Why lockfiles matter
Without a lockfile, your build system resolves dependencies at install time, potentially pulling newer versions that include malicious code. The event-stream attack was effective precisely because applications that ran npm install without a lockfile (or that did not pin to a specific version) automatically pulled the compromised version.
Content hashes are the critical feature. A lockfile that records only version numbers protects against version changes but not against a compromised registry serving different content for the same version number. Content hashes (integrity fields in package-lock.json, hashes in Pipfile.lock) ensure that the exact bytes you reviewed are the exact bytes that get installed. If the content changes, the hash will not match, and the install will fail.
Enforcing lockfile integrity
- Always commit lockfiles to version control. This is non-negotiable. Lockfiles must be tracked in Git alongside the code that depends on them.
- Use deterministic install commands in CI/CD. Use
npm ciinstead ofnpm install,pip install --require-hashesinstead of barepip install, and equivalent commands in other ecosystems. These commands fail if the lockfile does not match, rather than silently updating it. - Review lockfile changes in pull requests. When a lockfile changes, that change should receive the same code review scrutiny as any other code change. A lockfile diff that adds unexpected packages or changes content hashes warrants investigation.
- Detect lockfile manipulation. Attackers who gain access to a repository may modify the lockfile to point to malicious package versions. CI/CD pipelines should verify that lockfile changes correspond to intentional dependency updates, not unauthorized modifications.
Reproducible builds
A reproducible build is one that produces byte-for-byte identical output when given the same source code and build environment. Reproducibility proves that the binary you are running was built from the source code you reviewed, with no modifications injected during the build process. This directly addresses the SolarWinds-style attack where the build pipeline itself was compromised.
Achieving full reproducibility is challenging, as build tools often embed timestamps, file ordering, or environment-specific paths into output. But even partial reproducibility, where builds produce consistent dependency resolution and deterministic compilation, significantly raises the bar for build pipeline attacks.
Vendoring vs. pinning vs. floating dependencies
Teams have three fundamental strategies for managing how dependencies are resolved, each with different trade-offs between security, maintainability, and operational overhead.
Floating dependencies
Floating dependencies use version ranges (^1.2.3, ~1.2.3, >=1.0.0) that allow the package manager to pull newer versions within the specified range. This is the default behavior for most ecosystems and the least secure option. A compromised patch release will be automatically pulled into your next build. The only defense is the lockfile, and if the lockfile is regenerated (as happens during routine dependency updates), the malicious version will be locked in.
Pinning dependencies
Pinning specifies exact version numbers (1.2.3 with no range operators) for every direct dependency. Combined with a lockfile, this prevents your build from pulling unexpected versions. However, pinning creates maintenance overhead: you must explicitly update every dependency version, which means security patches are not applied automatically. Teams that pin without a disciplined update process often end up running outdated dependencies with known vulnerabilities.
Vendoring dependencies
Vendoring copies the full source code of every dependency into your repository. Your build uses the vendored copy, never fetching from the public registry. This provides the strongest supply chain security because your build is entirely self-contained: a compromised registry, a deleted package, or a malicious update cannot affect you. The Go ecosystem has native vendoring support (go mod vendor), and tools exist for other ecosystems.
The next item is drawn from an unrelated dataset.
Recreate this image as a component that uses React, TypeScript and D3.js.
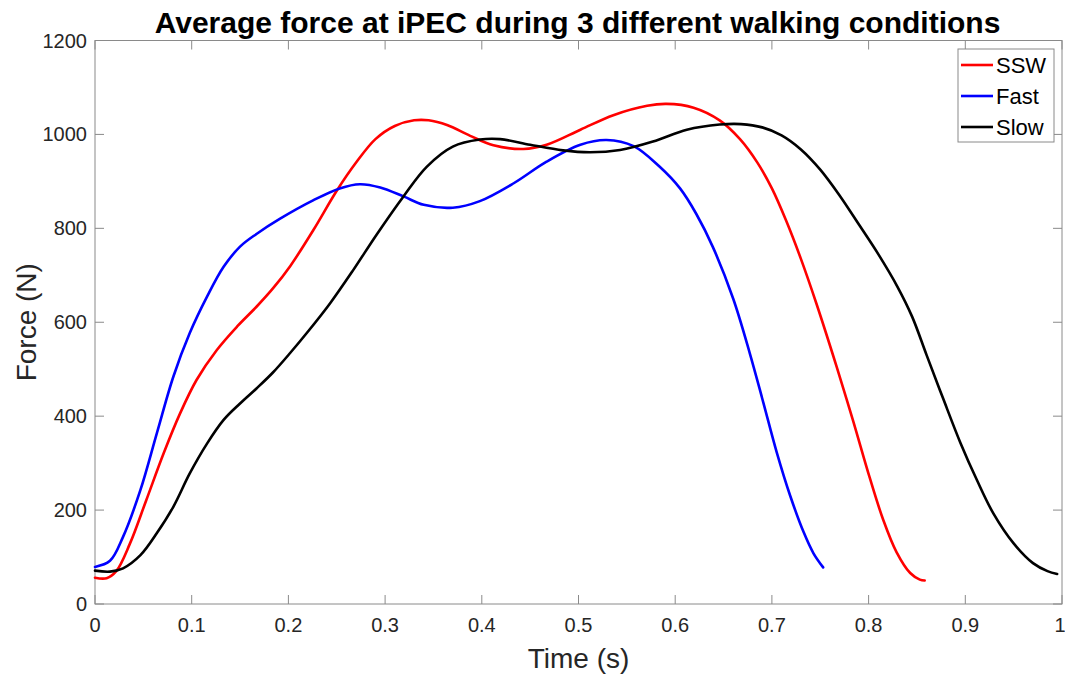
import React from "react";
import * as d3 from "d3";

const TITLE = "Average force at iPEC during 3 different walking conditions";
const X_LABEL = "Time (s)";
const Y_LABEL = "Force (N)";
const X_TICKS = [0, 0.1, 0.2, 0.3, 0.4, 0.5, 0.6, 0.7, 0.8, 0.9, 1];
const Y_TICKS = [0, 200, 400, 600, 800, 1000, 1200];
const SERIES_NAMES = ["SSW", "Fast", "Slow"];
const SERIES_COLORS = ["#ff0000", "#0000ff", "#000000"];

const sswTime = [0, 0.012, 0.022, 0.036, 0.053, 0.071, 0.088, 0.105, 0.126, 0.147, 0.167, 0.184, 0.202, 0.226, 0.25, 0.27, 0.29, 0.31, 0.33, 0.345, 0.364, 0.388, 0.412, 0.443, 0.467, 0.502, 0.536, 0.571, 0.591, 0.619, 0.646, 0.667, 0.685, 0.7, 0.715, 0.73, 0.746, 0.767, 0.784, 0.801, 0.815, 0.829, 0.843, 0.853, 0.858];
const sswForce = [56, 55, 70, 128, 221, 321, 406, 477, 541, 591, 633, 672, 720, 797, 880, 940, 990, 1018, 1030, 1030, 1020, 997, 977, 969, 978, 1010, 1041, 1061, 1065, 1057, 1030, 990, 940, 885, 815, 735, 640, 505, 390, 270, 180, 110, 66, 52, 50];

const fastTime = [0, 0.0155, 0.029, 0.047, 0.064, 0.081, 0.098, 0.116, 0.133, 0.15, 0.167, 0.191, 0.226, 0.253, 0.274, 0.295, 0.319, 0.34, 0.37, 0.398, 0.433, 0.467, 0.502, 0.529, 0.557, 0.584, 0.605, 0.622, 0.639, 0.66, 0.677, 0.691, 0.705, 0.719, 0.733, 0.743, 0.753];
const fastForce = [79, 92, 143, 243, 364, 484, 577, 655, 718, 761, 788, 820, 860, 885, 894, 887, 868, 850, 844, 858, 896, 942, 978, 988, 975, 931, 885, 830, 760, 650, 535, 430, 323, 230, 152, 108, 78];

const slowTime = [0, 0.0155, 0.029, 0.047, 0.064, 0.081, 0.098, 0.116, 0.133, 0.15, 0.167, 0.184, 0.202, 0.219, 0.243, 0.267, 0.291, 0.319, 0.343, 0.37, 0.398, 0.419, 0.45, 0.484, 0.512, 0.543, 0.577, 0.612, 0.646, 0.668, 0.69, 0.71, 0.73, 0.75, 0.77, 0.79, 0.81, 0.83, 0.845, 0.86, 0.877, 0.895, 0.912, 0.929, 0.95, 0.97, 0.985, 0.995];
const slowForce = [71, 69, 76, 104, 151, 207, 278, 342, 392, 427, 459, 493, 535, 577, 640, 711, 786, 868, 931, 974, 989, 990, 978, 966, 962, 967, 985, 1010, 1021, 1022, 1015, 998, 968, 925, 870, 808, 745, 675, 612, 530, 438, 343, 264, 193, 129, 87, 70, 64];

const SERIES = [
  { t: sswTime, f: sswForce },
  { t: fastTime, f: fastForce },
  { t: slowTime, f: slowForce },
];

const W = 1065;
const H = 675;
const LEFT = 95;
const RIGHT = 1062;
const TOP = 40.5;
const BOTTOM = 604;
const AXIS_COLOR = "#8a8a8a";
const TEXT_COLOR = "#262626";
const FONT = "Arial, 'Liberation Sans', Helvetica, sans-serif";

export default function App() {
  const x = d3.scaleLinear().domain([0, 1]).range([LEFT, RIGHT]);
  const y = d3.scaleLinear().domain([0, 1200]).range([BOTTOM, TOP]);
  const line = d3
    .line<[number, number]>()
    .x((d) => x(d[0]))
    .y((d) => y(d[1]))
    .curve(d3.curveCatmullRom.alpha(0.5));
  const tickLen = 9;

  const legX = 958;
  const legY = 49;
  const legW = 96;
  const legH = 93;

  return (
    <svg
      width={W}
      height={H}
      style={{ position: "absolute", left: 0, top: 0, background: "#fff" }}
      fontFamily={FONT}
    >
      <rect x={0} y={0} width={W} height={H} fill="#fff" />
      <rect x={LEFT} y={TOP} width={RIGHT - LEFT} height={BOTTOM - TOP} fill="none" stroke={AXIS_COLOR} strokeWidth={1} />
      {X_TICKS.map((t, i) => (
        <g key={"x" + t}>
          <line x1={x(t)} x2={x(t)} y1={BOTTOM} y2={BOTTOM - tickLen} stroke={AXIS_COLOR} />
          <line x1={x(t)} x2={x(t)} y1={TOP} y2={TOP + tickLen} stroke={AXIS_COLOR} />
          <text
            x={i === X_TICKS.length - 1 ? x(t) - 2 : x(t)}
            y={632}
            textAnchor="middle"
            fontSize={20}
            fill={TEXT_COLOR}
          >
            {String(t)}
          </text>
        </g>
      ))}
      {Y_TICKS.map((v) => (
        <g key={"y" + v}>
          <line x1={LEFT} x2={LEFT + tickLen} y1={y(v)} y2={y(v)} stroke={AXIS_COLOR} />
          <line x1={RIGHT} x2={RIGHT - tickLen} y1={y(v)} y2={y(v)} stroke={AXIS_COLOR} />
          <text x={LEFT - 8} y={y(v) + 7} textAnchor="end" fontSize={20} fill={TEXT_COLOR}>
            {String(v)}
          </text>
        </g>
      ))}
      {SERIES.map((s, i) => (
        <path
          key={SERIES_NAMES[i]}
          d={line(s.t.map((t, j) => [t, s.f[j]] as [number, number])) || ""}
          fill="none"
          stroke={SERIES_COLORS[i]}
          strokeWidth={2.6}
          strokeLinejoin="round"
          strokeLinecap="round"
        />
      ))}
      <text x={(LEFT + RIGHT) / 2 - 1} y={33} textAnchor="middle" fontSize={30} fontWeight="bold" fill="#000">
        {TITLE}
      </text>
      <text x={(LEFT + RIGHT) / 2} y={668} textAnchor="middle" fontSize={28} fill={TEXT_COLOR}>
        {X_LABEL}
      </text>
      <text
        transform={`translate(36, ${(TOP + BOTTOM) / 2}) rotate(-90)`}
        textAnchor="middle"
        fontSize={28}
        fill={TEXT_COLOR}
      >
        {Y_LABEL}
      </text>
      <rect x={legX} y={legY} width={legW} height={legH} fill="#fff" stroke={AXIS_COLOR} strokeWidth={1} />
      {SERIES_NAMES.map((n, i) => {
        const cy = 65 + i * 31;
        return (
          <g key={"leg" + n}>
            <line x1={961} x2={993} y1={cy} y2={cy} stroke={SERIES_COLORS[i]} strokeWidth={2.6} />
            <text x={996} y={cy + 8} fontSize={22} fill="#000">
              {n}
            </text>
          </g>
        );
      })}
    </svg>
  );
}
The trade-off is repository size and update complexity. A vendored node_modules directory can be hundreds of megabytes. Updating a vendored dependency requires re-vendoring and reviewing the changes. But for high-security applications, the isolation vendoring provides is worth the overhead.
Our recommendation: For most teams, the right approach is pinned direct dependencies, a committed and enforced lockfile with content hashes, and automated dependency update tools (Dependabot, Renovate) that create pull requests for review. Vendoring is appropriate for critical infrastructure, air-gapped environments, or applications where build reproducibility is a regulatory requirement.
Private registry security
Organizations that publish internal packages must secure their private registries with the same rigor they apply to production infrastructure. A compromised private registry is a direct path to compromising every application that depends on it.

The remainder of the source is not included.